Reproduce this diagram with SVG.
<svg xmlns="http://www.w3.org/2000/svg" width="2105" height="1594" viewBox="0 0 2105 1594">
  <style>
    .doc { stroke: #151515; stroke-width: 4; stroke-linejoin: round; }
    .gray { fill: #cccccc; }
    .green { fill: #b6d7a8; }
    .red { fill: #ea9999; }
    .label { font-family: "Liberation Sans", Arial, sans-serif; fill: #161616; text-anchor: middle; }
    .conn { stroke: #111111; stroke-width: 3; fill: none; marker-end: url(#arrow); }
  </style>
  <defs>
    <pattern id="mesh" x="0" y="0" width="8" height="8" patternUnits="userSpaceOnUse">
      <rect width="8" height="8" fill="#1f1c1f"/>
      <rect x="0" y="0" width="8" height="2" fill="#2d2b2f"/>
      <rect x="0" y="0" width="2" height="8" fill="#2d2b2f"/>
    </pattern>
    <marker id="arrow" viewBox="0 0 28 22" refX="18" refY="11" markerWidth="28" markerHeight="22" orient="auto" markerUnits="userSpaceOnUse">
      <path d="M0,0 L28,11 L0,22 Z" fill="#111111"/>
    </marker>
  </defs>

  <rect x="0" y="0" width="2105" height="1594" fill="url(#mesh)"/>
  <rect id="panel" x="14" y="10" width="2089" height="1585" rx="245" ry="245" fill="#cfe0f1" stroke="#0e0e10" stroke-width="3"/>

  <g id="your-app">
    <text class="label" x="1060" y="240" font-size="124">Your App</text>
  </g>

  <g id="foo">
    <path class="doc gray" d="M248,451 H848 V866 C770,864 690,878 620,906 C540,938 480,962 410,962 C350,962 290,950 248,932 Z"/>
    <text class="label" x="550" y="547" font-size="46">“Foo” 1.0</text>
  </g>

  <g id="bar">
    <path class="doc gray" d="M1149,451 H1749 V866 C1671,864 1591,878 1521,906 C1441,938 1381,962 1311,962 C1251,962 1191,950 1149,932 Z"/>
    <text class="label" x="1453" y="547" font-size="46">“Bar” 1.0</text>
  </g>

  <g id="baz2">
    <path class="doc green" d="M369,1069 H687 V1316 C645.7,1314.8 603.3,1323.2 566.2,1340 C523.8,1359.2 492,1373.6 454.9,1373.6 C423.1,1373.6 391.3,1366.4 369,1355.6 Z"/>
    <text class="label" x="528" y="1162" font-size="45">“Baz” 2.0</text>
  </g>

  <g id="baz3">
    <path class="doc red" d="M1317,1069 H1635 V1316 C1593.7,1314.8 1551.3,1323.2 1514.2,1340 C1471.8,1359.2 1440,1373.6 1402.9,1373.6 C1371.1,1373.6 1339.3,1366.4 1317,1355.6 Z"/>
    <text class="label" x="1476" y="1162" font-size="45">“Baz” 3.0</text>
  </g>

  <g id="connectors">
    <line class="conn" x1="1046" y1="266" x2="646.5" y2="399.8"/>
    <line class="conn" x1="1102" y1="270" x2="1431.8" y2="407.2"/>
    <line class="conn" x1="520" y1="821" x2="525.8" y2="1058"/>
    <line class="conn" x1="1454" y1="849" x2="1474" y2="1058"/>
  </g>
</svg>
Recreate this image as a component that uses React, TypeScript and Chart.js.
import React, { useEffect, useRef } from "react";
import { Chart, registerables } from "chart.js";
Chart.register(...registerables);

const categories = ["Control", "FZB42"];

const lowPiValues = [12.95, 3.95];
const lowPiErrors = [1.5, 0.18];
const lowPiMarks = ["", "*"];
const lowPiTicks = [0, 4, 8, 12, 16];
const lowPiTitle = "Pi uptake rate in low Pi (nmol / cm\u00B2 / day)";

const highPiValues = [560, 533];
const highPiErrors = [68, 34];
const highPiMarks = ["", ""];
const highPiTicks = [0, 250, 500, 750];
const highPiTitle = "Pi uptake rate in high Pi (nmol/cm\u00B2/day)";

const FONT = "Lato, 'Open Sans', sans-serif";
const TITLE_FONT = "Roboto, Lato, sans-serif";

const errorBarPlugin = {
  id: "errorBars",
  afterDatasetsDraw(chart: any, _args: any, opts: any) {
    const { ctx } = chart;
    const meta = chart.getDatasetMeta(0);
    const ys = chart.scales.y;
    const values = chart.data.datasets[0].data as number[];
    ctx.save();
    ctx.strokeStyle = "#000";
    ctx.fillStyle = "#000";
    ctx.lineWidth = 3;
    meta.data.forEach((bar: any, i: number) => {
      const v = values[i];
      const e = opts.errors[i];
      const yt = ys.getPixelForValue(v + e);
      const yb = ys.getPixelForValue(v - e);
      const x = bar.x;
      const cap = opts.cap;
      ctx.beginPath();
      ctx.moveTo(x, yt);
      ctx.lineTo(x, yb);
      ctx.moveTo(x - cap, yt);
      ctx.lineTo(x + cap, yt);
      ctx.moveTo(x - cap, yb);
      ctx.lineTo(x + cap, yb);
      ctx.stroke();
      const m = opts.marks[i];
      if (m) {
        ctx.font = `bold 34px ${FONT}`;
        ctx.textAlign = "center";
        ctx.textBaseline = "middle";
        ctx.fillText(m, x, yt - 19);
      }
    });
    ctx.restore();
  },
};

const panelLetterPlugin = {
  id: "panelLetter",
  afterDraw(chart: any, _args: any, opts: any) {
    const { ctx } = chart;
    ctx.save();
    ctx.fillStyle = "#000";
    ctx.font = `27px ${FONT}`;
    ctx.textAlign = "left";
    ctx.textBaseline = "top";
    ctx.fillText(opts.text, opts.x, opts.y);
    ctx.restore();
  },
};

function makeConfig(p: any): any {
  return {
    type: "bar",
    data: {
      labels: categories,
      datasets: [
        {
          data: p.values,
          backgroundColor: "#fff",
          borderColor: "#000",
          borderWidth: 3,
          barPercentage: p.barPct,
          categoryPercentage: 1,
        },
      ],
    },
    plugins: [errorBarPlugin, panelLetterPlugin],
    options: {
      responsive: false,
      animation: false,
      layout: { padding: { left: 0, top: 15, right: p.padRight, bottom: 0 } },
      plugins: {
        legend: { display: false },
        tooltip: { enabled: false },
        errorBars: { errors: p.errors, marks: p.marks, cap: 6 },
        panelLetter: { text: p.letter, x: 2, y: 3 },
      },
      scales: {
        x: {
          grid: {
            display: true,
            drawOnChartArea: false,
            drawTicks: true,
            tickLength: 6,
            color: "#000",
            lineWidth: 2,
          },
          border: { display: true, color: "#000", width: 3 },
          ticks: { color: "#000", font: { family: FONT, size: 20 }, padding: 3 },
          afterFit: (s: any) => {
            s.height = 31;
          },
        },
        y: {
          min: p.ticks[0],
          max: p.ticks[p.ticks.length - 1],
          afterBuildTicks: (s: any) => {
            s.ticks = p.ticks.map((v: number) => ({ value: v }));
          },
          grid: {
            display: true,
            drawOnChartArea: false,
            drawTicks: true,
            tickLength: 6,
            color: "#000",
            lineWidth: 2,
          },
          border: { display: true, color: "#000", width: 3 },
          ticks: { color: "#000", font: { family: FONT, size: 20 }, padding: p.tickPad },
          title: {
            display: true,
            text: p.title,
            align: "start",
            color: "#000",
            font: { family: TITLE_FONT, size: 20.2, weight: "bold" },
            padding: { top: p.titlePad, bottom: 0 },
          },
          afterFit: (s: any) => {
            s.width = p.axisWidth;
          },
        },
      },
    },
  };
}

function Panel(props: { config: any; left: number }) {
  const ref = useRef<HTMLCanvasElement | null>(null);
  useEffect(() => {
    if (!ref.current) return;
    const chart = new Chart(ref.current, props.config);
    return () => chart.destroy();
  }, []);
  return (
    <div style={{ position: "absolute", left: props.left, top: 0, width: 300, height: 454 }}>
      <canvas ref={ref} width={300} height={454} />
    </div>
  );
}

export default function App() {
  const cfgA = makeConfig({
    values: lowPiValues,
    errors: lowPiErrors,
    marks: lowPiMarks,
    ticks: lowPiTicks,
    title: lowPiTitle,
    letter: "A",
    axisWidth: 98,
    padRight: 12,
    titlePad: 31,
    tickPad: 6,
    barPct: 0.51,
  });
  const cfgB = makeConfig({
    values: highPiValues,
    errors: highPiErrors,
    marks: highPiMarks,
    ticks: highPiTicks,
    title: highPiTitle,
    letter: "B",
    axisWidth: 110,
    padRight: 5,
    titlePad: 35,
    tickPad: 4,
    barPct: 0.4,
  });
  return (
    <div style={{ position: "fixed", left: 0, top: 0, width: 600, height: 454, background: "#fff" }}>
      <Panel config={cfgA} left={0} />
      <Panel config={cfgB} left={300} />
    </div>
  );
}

◇ ◇ ◇ ◇ ◇ ◇ ◇

▸ **What you should do**:
Select the lines that carry the string "React" and copy them.

▸ **The completed task**:
Recreate this image as a component that uses React, TypeScript and Chart.js.
import React, { useEffect, useRef } from "react";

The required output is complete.